When two waves are not coherent, they are said to be incoherent. And here is an example of a pair of light waves that are incoherent. We can notice that they do not have the same frequency. If we start by choosing this as our observation point, then we can find the phase of the first wave firstly. And we can see that this corresponds to 𝑥 is equal to 90 degrees. And so we can say that the phase of the first wave at this point is 90 degrees as well. And then we can do the same thing for the second wave. We find that this is sinusoidal also and at this particular point also corresponds to a maximum value of the sine curve if we imagine that the sine curve of our second wave looks something like this.
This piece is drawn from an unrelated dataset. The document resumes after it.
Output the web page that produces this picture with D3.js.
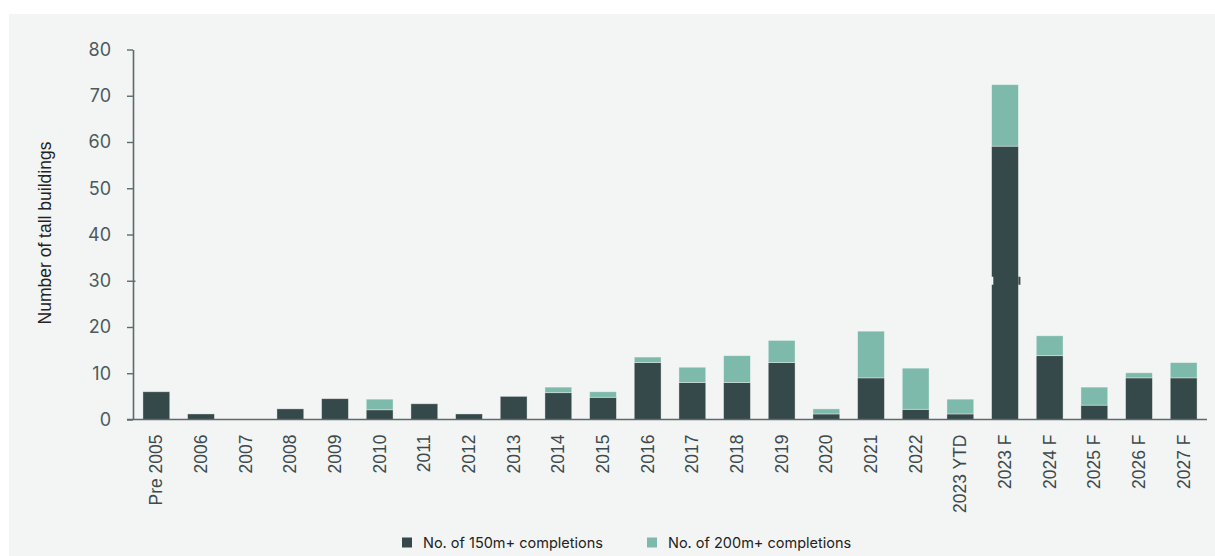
<!DOCTYPE html>
<html>
<head>
<meta charset="utf-8">
<script src="https://cdn.jsdelivr.net/npm/d3@7"></script>
<style>
  html, body { margin: 0; padding: 0; background: #ffffff; }
  svg { display: block; }
</style>
</head>
<body>
<svg id="chart" width="1215" height="556"></svg>
<script>
// Categories along the x axis
const categories = ["Pre 2005", "2006", "2007", "2008", "2009", "2010", "2011", "2012", "2013",
  "2014", "2015", "2016", "2017", "2018", "2019", "2020", "2021", "2022", "2023 YTD",
  "2023 F", "2024 F", "2025 F", "2026 F", "2027 F"];

// Lower (dark) segment: 150m+ completions
const completions150 = [6, 1.2, 0, 2.3, 4.5, 2.1, 3.4, 1.2, 5, 5.8, 4.8, 12.3, 8, 8, 12.3,
  1.2, 9, 2.2, 1.2, 59.1, 13.8, 3.1, 9, 9];

// Upper (green) segment: 200m+ completions
const completions200 = [0, 0, 0, 0, 0, 2.3, 0, 0, 0, 1.2, 1.2, 1.2, 3.3, 5.8, 4.8,
  1.1, 10.1, 8.9, 3.2, 13.3, 4.3, 3.9, 1.1, 3.3];

const yTicks = [0, 10, 20, 30, 40, 50, 60, 70, 80];
const seriesNames = ["No. of 150m+ completions", "No. of 200m+ completions"];

const colDark = "#36494a";
const colGreen = "#7dbaab";
const bg = "#f3f5f4";

const svg = d3.select("#chart");

// panel background
svg.append("rect").attr("x", 9).attr("y", 14).attr("width", 1206).attr("height", 542).attr("fill", bg);

const x = d3.scaleBand().domain(categories).range([134, 1206]).paddingInner(0.4).paddingOuter(0.2);
const y = d3.scaleLinear().domain([0, 80]).range([419.5, 49.5]);

const rows = categories.map((c, i) => ({ cat: c, s150: completions150[i], s200: completions200[i] }));
const stack = d3.stack().keys(["s150", "s200"]);
const layers = stack(rows);
const colors = [colDark, colGreen];

const g = svg.append("g");
layers.forEach((layer, li) => {
  g.selectAll(null).data(layer.filter(d => d[1] - d[0] > 0)).enter().append("rect")
    .attr("x", d => x(d.data.cat))
    .attr("width", x.bandwidth())
    .attr("y", d => y(d[1]))
    .attr("height", d => y(d[0]) - y(d[1]))
    .attr("fill", colors[li])
    .attr("stroke", "rgba(255,255,255,0.45)")
    .attr("stroke-width", 0.8);
});

// break mark on the tallest bar at 30
const tallest = categories[d3.maxIndex(rows, d => d.s150 + d.s200)];
const bx = x(tallest), by = y(30);
svg.append("rect").attr("x", bx - 0.5).attr("y", by - 4).attr("width", 2.2).attr("height", 8).attr("fill", bg);
svg.append("rect").attr("x", bx + x.bandwidth()).attr("y", by - 4).attr("width", 2).attr("height", 8).attr("fill", colDark);

// y axis
const yAxis = d3.axisLeft(y).tickValues(yTicks).tickSize(6).tickPadding(16).tickSizeOuter(0);
const ya = svg.append("g").attr("transform", "translate(133,0)").call(yAxis);
ya.select(".domain").attr("stroke", "#5b6a6b").attr("stroke-width", 1.6);
ya.selectAll(".tick line").attr("stroke", "#5b6a6b").attr("stroke-width", 1.4);
ya.selectAll(".tick text").attr("fill", "#4b5a5c").attr("font-family", "Inter, 'DejaVu Sans', sans-serif")
  .attr("font-size", 18);
// small extension of the tick at the axis break
ya.selectAll(".tick").filter(d => d === 30).append("line")
  .attr("x1", 0).attr("x2", 2.5).attr("stroke", "#5b6a6b").attr("stroke-width", 1.4);

// x axis
const xAxis = d3.axisBottom(x).tickSize(0).tickPadding(15).tickSizeOuter(0);
const xa = svg.append("g").attr("transform", "translate(0,419.5)").call(xAxis);
xa.select(".domain").attr("d", "M127,0H1207").attr("stroke", "#5b6a6b").attr("stroke-width", 1.6);
xa.selectAll(".tick text")
  .attr("font-family", "'Liberation Sans', Arial, sans-serif")
  .attr("font-size", 17.5)
  .attr("fill", "#3c4a4c")
  .attr("text-anchor", "end")
  .attr("transform", "rotate(-90)")
  .attr("x", -15)
  .attr("y", 0)
  .attr("dy", "0.35em");

// y axis title
svg.append("text")
  .attr("transform", "translate(45,233) rotate(-90)")
  .attr("text-anchor", "middle")
  .attr("dy", "0.35em")
  .attr("font-family", "'Liberation Sans', Arial, sans-serif")
  .attr("font-size", 17.5)
  .attr("fill", "#222")
  .text("Number of tall buildings");

// legend
const legendX = [402, 647];
seriesNames.forEach((name, i) => {
  const lg = svg.append("g").attr("transform", `translate(${legendX[i]},542.5)`);
  lg.append("rect").attr("x", 0).attr("y", -5).attr("width", 10).attr("height", 10).attr("fill", colors[i]);
  lg.append("text").attr("x", 21).attr("dy", "0.35em")
    .attr("font-family", "Inter, 'DejaVu Sans', sans-serif")
    .attr("font-size", 14.5)
    .attr("fill", "#222")
    .text(name);
});
</script>
</body>
</html>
Which means that we find that the phase of the second wave at this point is also 90 degrees.

Therefore, the phase difference 𝜙 two minus 𝜙 one at this particular observation point is equal to zero degrees because it’s 90 degrees minus 90 degrees. However, if we now choose this to be our observation point, then we see that for the first wave, the observation point once again corresponds to a maximum-displacement point which, along a sine curve, is 𝑥 is equal to 90 degrees. So our phase 𝜙 one is equal to 90 degrees here. Whereas for the second wave, we see that 𝜙 two must be 270 degrees. And this means that the phase difference between the two waves at this particular observation point is equal to 270 degrees, which is 𝜙 two, minus 90 degrees, which is 𝜙 one, and this is equal to 180 degrees.

So our first phase difference was zero degrees, and our second phase difference was 180 degrees. And these two are not equivalent because they are not one full cycle or 360 degrees apart from each other. And in fact, we could choose any random observation point and find the phase difference at this point and see that the phase difference was different to zero degrees or 180 degrees. Which means that the phase difference between these two waves at different points is different. It is not a constant value. So waves with different frequencies cannot be coherent. These two waves are incoherent.

And when talking about incoherent waves, we don’t have to restrict ourselves to sinusoidal waves either. We could try and find the phase relationship between the first wave and this newly drawn-in wave. And this wave doesn’t even display a periodic pattern. It doesn’t repeat in cycles, which means we can’t even define the phase at any point along this wave because it doesn’t look like a periodic wave such as a sine wave, for example. Therefore, we cannot say that the phase difference between the two waves along different observation points is constant. And therefore, these two waves are also incoherent.

So now that we’ve looked at coherence and incoherence, let’s summarize what we’ve talked about in this lesson. In this lesson, we firstly saw that the phase of a wave is a measure of how far through the cycle that wave is at a particular point in space and time. And we also saw that two or more waves are coherent if their phase difference is constant. A quick way to judge this is that if the waves do not have the same frequency, they cannot be coherent.